Figure 9.17 An Example of the Learning Phase Used in Hollich et al. (2000)


Photo sources: cartoon face: ©; sprocket: ©; toy top: ©; child on mother’s lap: ©

Stop and Think

· 9.17. What are the major linguistic milestones of a six-month-old infant? A twelve-month-old infant? A two-year-old child?

· 9.18. Why do Chomsky and others propose that much of language acquisition is driven by innate knowledge of language?

· 9.19. How does the emergent coalition model describe the process of word learning in infants?

Results like these suggest that children have cognitive biases that interact with a rich linguistic and social environment in which they learn language. What does this suggest about the uniqueness of language for humans? Can animals use language? The final section of this chapter examines this question.

Human Language and Animal Communication

We started the chapter by asking the question “What is language?” Part of the answer is that it is a way to exchange information or communicate. Humans and animals use many ways to communicate (e.g., pheromones, gestures, facial expressions, body language). Many of us probably talk to our pets but realize that interaction is not the same as talking with another person. In fact, most researchers believe that full-fledged language use is unique to humans. This final section of the chapter begins by comparing human language to animal communication and ends with recent attempts to teach animals human language.
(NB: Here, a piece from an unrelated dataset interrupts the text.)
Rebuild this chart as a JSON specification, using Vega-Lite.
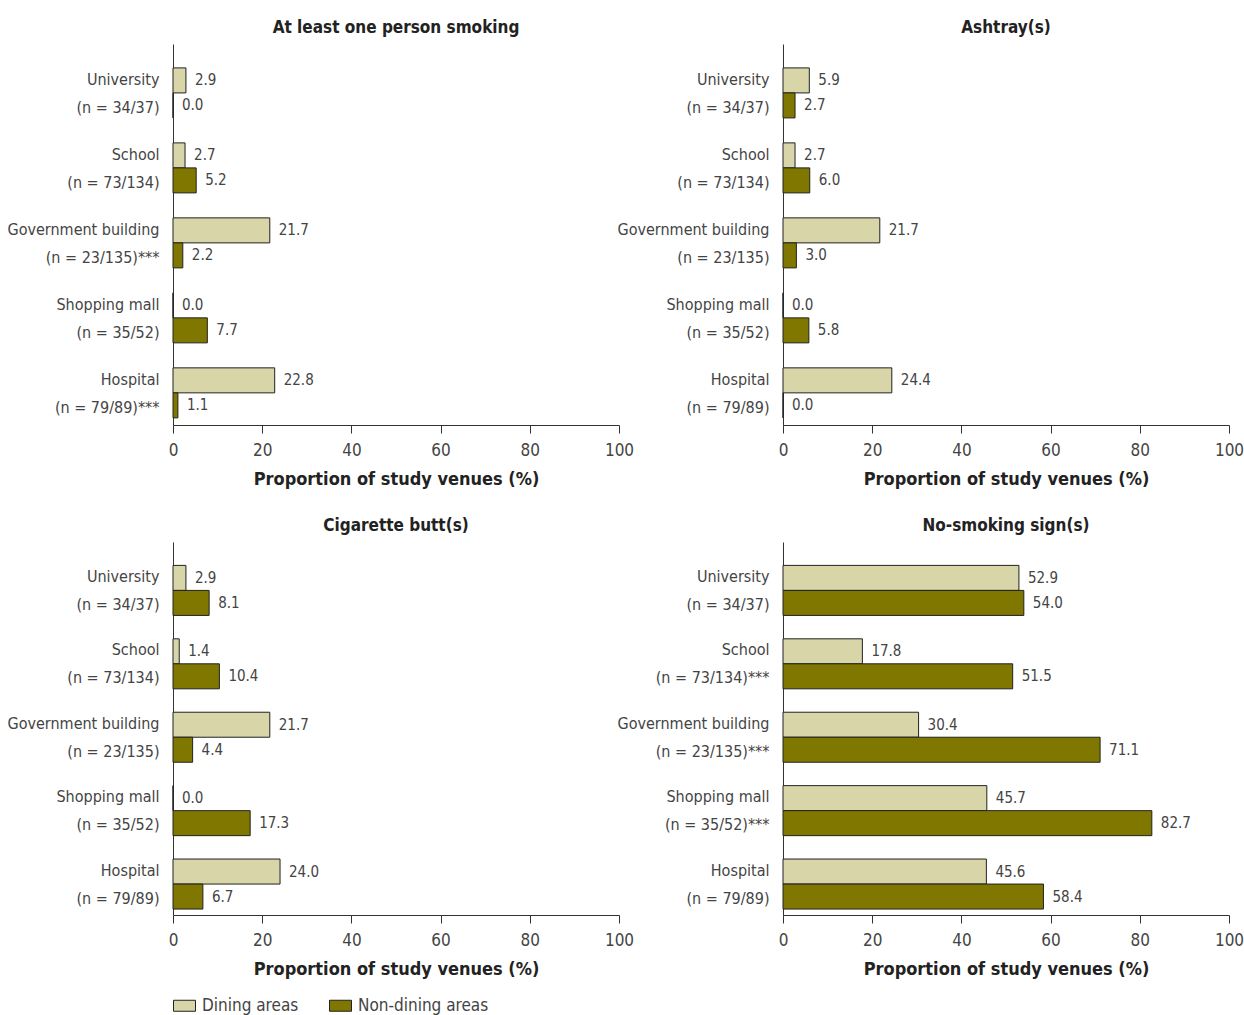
{
  "$schema": "https://vega.github.io/schema/vega-lite/v6.json",
  "padding": {"left": 7, "top": 19, "right": 14, "bottom": 5},
  "bounds": "flush",
  "columns": 2,
  "spacing": {"row": 117, "column": 164},
  "datasets": {
    "d": [
      {"panel": "p1", "venue": "University|(n = 34/37)", "area": "Dining areas", "value": 2.9},
      {"panel": "p1", "venue": "University|(n = 34/37)", "area": "Non-dining areas", "value": 0.0},
      {"panel": "p1", "venue": "School|(n = 73/134)", "area": "Dining areas", "value": 2.7},
      {"panel": "p1", "venue": "School|(n = 73/134)", "area": "Non-dining areas", "value": 5.2},
      {"panel": "p1", "venue": "Government building|(n = 23/135)***", "area": "Dining areas", "value": 21.7},
      {"panel": "p1", "venue": "Government building|(n = 23/135)***", "area": "Non-dining areas", "value": 2.2},
      {"panel": "p1", "venue": "Shopping mall|(n = 35/52)", "area": "Dining areas", "value": 0.0},
      {"panel": "p1", "venue": "Shopping mall|(n = 35/52)", "area": "Non-dining areas", "value": 7.7},
      {"panel": "p1", "venue": "Hospital|(n = 79/89)***", "area": "Dining areas", "value": 22.8},
      {"panel": "p1", "venue": "Hospital|(n = 79/89)***", "area": "Non-dining areas", "value": 1.1},

      {"panel": "p2", "venue": "University|(n = 34/37)", "area": "Dining areas", "value": 5.9},
      {"panel": "p2", "venue": "University|(n = 34/37)", "area": "Non-dining areas", "value": 2.7},
      {"panel": "p2", "venue": "School|(n = 73/134)", "area": "Dining areas", "value": 2.7},
      {"panel": "p2", "venue": "School|(n = 73/134)", "area": "Non-dining areas", "value": 6.0},
      {"panel": "p2", "venue": "Government building|(n = 23/135)", "area": "Dining areas", "value": 21.7},
      {"panel": "p2", "venue": "Government building|(n = 23/135)", "area": "Non-dining areas", "value": 3.0},
      {"panel": "p2", "venue": "Shopping mall|(n = 35/52)", "area": "Dining areas", "value": 0.0},
      {"panel": "p2", "venue": "Shopping mall|(n = 35/52)", "area": "Non-dining areas", "value": 5.8},
      {"panel": "p2", "venue": "Hospital|(n = 79/89)", "area": "Dining areas", "value": 24.4},
      {"panel": "p2", "venue": "Hospital|(n = 79/89)", "area": "Non-dining areas", "value": 0.0},

      {"panel": "p3", "venue": "University|(n = 34/37)", "area": "Dining areas", "value": 2.9},
      {"panel": "p3", "venue": "University|(n = 34/37)", "area": "Non-dining areas", "value": 8.1},
      {"panel": "p3", "venue": "School|(n = 73/134)", "area": "Dining areas", "value": 1.4},
      {"panel": "p3", "venue": "School|(n = 73/134)", "area": "Non-dining areas", "value": 10.4},
      {"panel": "p3", "venue": "Government building|(n = 23/135)", "area": "Dining areas", "value": 21.7},
      {"panel": "p3", "venue": "Government building|(n = 23/135)", "area": "Non-dining areas", "value": 4.4},
      {"panel": "p3", "venue": "Shopping mall|(n = 35/52)", "area": "Dining areas", "value": 0.0},
      {"panel": "p3", "venue": "Shopping mall|(n = 35/52)", "area": "Non-dining areas", "value": 17.3},
      {"panel": "p3", "venue": "Hospital|(n = 79/89)", "area": "Dining areas", "value": 24.0},
      {"panel": "p3", "venue": "Hospital|(n = 79/89)", "area": "Non-dining areas", "value": 6.7},

      {"panel": "p4", "venue": "University|(n = 34/37)", "area": "Dining areas", "value": 52.9},
      {"panel": "p4", "venue": "University|(n = 34/37)", "area": "Non-dining areas", "value": 54.0},
      {"panel": "p4", "venue": "School|(n = 73/134)***", "area": "Dining areas", "value": 17.8},
      {"panel": "p4", "venue": "School|(n = 73/134)***", "area": "Non-dining areas", "value": 51.5},
      {"panel": "p4", "venue": "Government building|(n = 23/135)***", "area": "Dining areas", "value": 30.4},
      {"panel": "p4", "venue": "Government building|(n = 23/135)***", "area": "Non-dining areas", "value": 71.1},
      {"panel": "p4", "venue": "Shopping mall|(n = 35/52)***", "area": "Dining areas", "value": 45.7},
      {"panel": "p4", "venue": "Shopping mall|(n = 35/52)***", "area": "Non-dining areas", "value": 82.7},
      {"panel": "p4", "venue": "Hospital|(n = 79/89)", "area": "Dining areas", "value": 45.6},
      {"panel": "p4", "venue": "Hospital|(n = 79/89)", "area": "Non-dining areas", "value": 58.4}
    ]
  },
  "config": {
    "font": "DejaVu Sans Condensed, sans-serif",
    "view": {"stroke": null},
    "axis": {"grid": false, "domainColor": "#333", "tickColor": "#333", "labelColor": "#444", "labelFontSize": 17, "titleFontSize": 18, "titleFontWeight": "bold", "titleColor": "#222"},
    "axisY": {"ticks": false, "labelPadding": 14, "labelLineHeight": 28, "labelFontSize": 16, "labelOffset": -13, "labelLimit": 300},
    "axisX": {"tickSize": 8, "labelPadding": 9, "titlePadding": 12, "labelFlush": false},
    "title": {"fontSize": 17, "fontWeight": "bold", "color": "#222", "anchor": "middle", "offset": 7},
    "legend": {"orient": "none", "legendX": 0, "legendY": 950, "direction": "horizontal", "title": null, "labelFontSize": 17, "labelColor": "#444", "symbolType": "M-1,-0.5H1V0.5H-1Z", "symbolSize": 484, "symbolStrokeColor": "#222", "symbolStrokeWidth": 1, "symbolOpacity": 1, "columnPadding": 28, "labelOffset": 6}
  },
  "concat": [
    {
      "title": "At least one person smoking",
      "width": 446, "height": 381,
      "data": {"name": "d"},
      "transform": [{"filter": "datum.panel === 'p1'"}],
      "encoding": {
        "y": {"field": "venue", "type": "nominal", "sort": null, "title": null, "scale": {"paddingInner": 0.333, "paddingOuter": 0.207, "align": 0.77}, "axis": {"labelExpr": "split(datum.value, '|')"}},
        "yOffset": {"field": "area", "type": "nominal", "sort": ["Dining areas", "Non-dining areas"]},
        "x": {"field": "value", "type": "quantitative", "title": "Proportion of study venues (%)", "scale": {"domain": [0, 100], "nice": false}, "axis": {"values": [0, 20, 40, 60, 80, 100]}}
      },
      "layer": [
        {"mark": {"type": "bar", "stroke": "#222", "strokeWidth": 1}, "encoding": {"color": {"field": "area", "type": "nominal", "scale": {"domain": ["Dining areas", "Non-dining areas"], "range": ["#d8d5a8", "#807700"]}}}},
        {"mark": {"type": "text", "align": "left", "baseline": "middle", "dx": 9, "fontSize": 15, "color": "#444"}, "encoding": {"text": {"field": "value", "type": "quantitative", "format": ".1f"}}}
      ]
    },
    {
      "title": "Ashtray(s)",
      "width": 446, "height": 381,
      "data": {"name": "d"},
      "transform": [{"filter": "datum.panel === 'p2'"}],
      "encoding": {
        "y": {"field": "venue", "type": "nominal", "sort": null, "title": null, "scale": {"paddingInner": 0.333, "paddingOuter": 0.207, "align": 0.77}, "axis": {"labelExpr": "split(datum.value, '|')"}},
        "yOffset": {"field": "area", "type": "nominal", "sort": ["Dining areas", "Non-dining areas"]},
        "x": {"field": "value", "type": "quantitative", "title": "Proportion of study venues (%)", "scale": {"domain": [0, 100], "nice": false}, "axis": {"values": [0, 20, 40, 60, 80, 100]}}
      },
      "layer": [
        {"mark": {"type": "bar", "stroke": "#222", "strokeWidth": 1}, "encoding": {"color": {"field": "area", "type": "nominal", "scale": {"domain": ["Dining areas", "Non-dining areas"], "range": ["#d8d5a8", "#807700"]}}}},
        {"mark": {"type": "text", "align": "left", "baseline": "middle", "dx": 9, "fontSize": 15, "color": "#444"}, "encoding": {"text": {"field": "value", "type": "quantitative", "format": ".1f"}}}
      ]
    },
    {
      "title": "Cigarette butt(s)",
      "width": 446, "height": 373,
      "data": {"name": "d"},
      "transform": [{"filter": "datum.panel === 'p3'"}],
      "encoding": {
        "y": {"field": "venue", "type": "nominal", "sort": null, "title": null, "scale": {"paddingInner": 0.333, "paddingOuter": 0.207, "align": 0.77}, "axis": {"labelExpr": "split(datum.value, '|')"}},
        "yOffset": {"field": "area", "type": "nominal", "sort": ["Dining areas", "Non-dining areas"]},
        "x": {"field": "value", "type": "quantitative", "title": "Proportion of study venues (%)", "scale": {"domain": [0, 100], "nice": false}, "axis": {"values": [0, 20, 40, 60, 80, 100]}}
      },
      "layer": [
        {"mark": {"type": "bar", "stroke": "#222", "strokeWidth": 1}, "encoding": {"color": {"field": "area", "type": "nominal", "scale": {"domain": ["Dining areas", "Non-dining areas"], "range": ["#d8d5a8", "#807700"]}}}},
        {"mark": {"type": "text", "align": "left", "baseline": "middle", "dx": 9, "fontSize": 15, "color": "#444"}, "encoding": {"text": {"field": "value", "type": "quantitative", "format": ".1f"}}}
      ]
    },
    {
      "title": "No-smoking sign(s)",
      "width": 446, "height": 373,
      "data": {"name": "d"},
      "transform": [{"filter": "datum.panel === 'p4'"}],
      "encoding": {
        "y": {"field": "venue", "type": "nominal", "sort": null, "title": null, "scale": {"paddingInner": 0.333, "paddingOuter": 0.207, "align": 0.77}, "axis": {"labelExpr": "split(datum.value, '|')"}},
        "yOffset": {"field": "area", "type": "nominal", "sort": ["Dining areas", "Non-dining areas"]},
        "x": {"field": "value", "type": "quantitative", "title": "Proportion of study venues (%)", "scale": {"domain": [0, 100], "nice": false}, "axis": {"values": [0, 20, 40, 60, 80, 100]}}
      },
      "layer": [
        {"mark": {"type": "bar", "stroke": "#222", "strokeWidth": 1}, "encoding": {"color": {"field": "area", "type": "nominal", "scale": {"domain": ["Dining areas", "Non-dining areas"], "range": ["#d8d5a8", "#807700"]}}}},
        {"mark": {"type": "text", "align": "left", "baseline": "middle", "dx": 9, "fontSize": 15, "color": "#444"}, "encoding": {"text": {"field": "value", "type": "quantitative", "format": ".1f"}}}
      ]
    }
  ]
}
Comparing Human Language to Animal Communication

There have been many attempts to define the unique characteristics of human language. Hockett (1960) outlined a set of thirteen design features of communication (see Table 9.2 for a complete list). He proposed that although different systems of animal communication may include some of these features, only human language includes all of them. These features include aspects of language related to issues we have discussed earlier in the chapter: productivity, semanticity, arbitrariness, duality of patterning, and traditional transmission. Hauser, Chomsky, and Fitch (2002) have proposed that the minimum distinguishing characteristic of human language is recursive syntax. Recursion occurs when a rule calls for a version of itself. For example, consider the phrase structure rules we discussed earlier. A noun phrase includes a noun that may be modified by an article, adjective, or prepositional phrase. A prepositional phrase is made up of a preposition and a noun phrase. Recursion results because the noun phrase can contain a prepositional phrase, which can in turn contain a noun phrase. So how do systems of animal communication stack up?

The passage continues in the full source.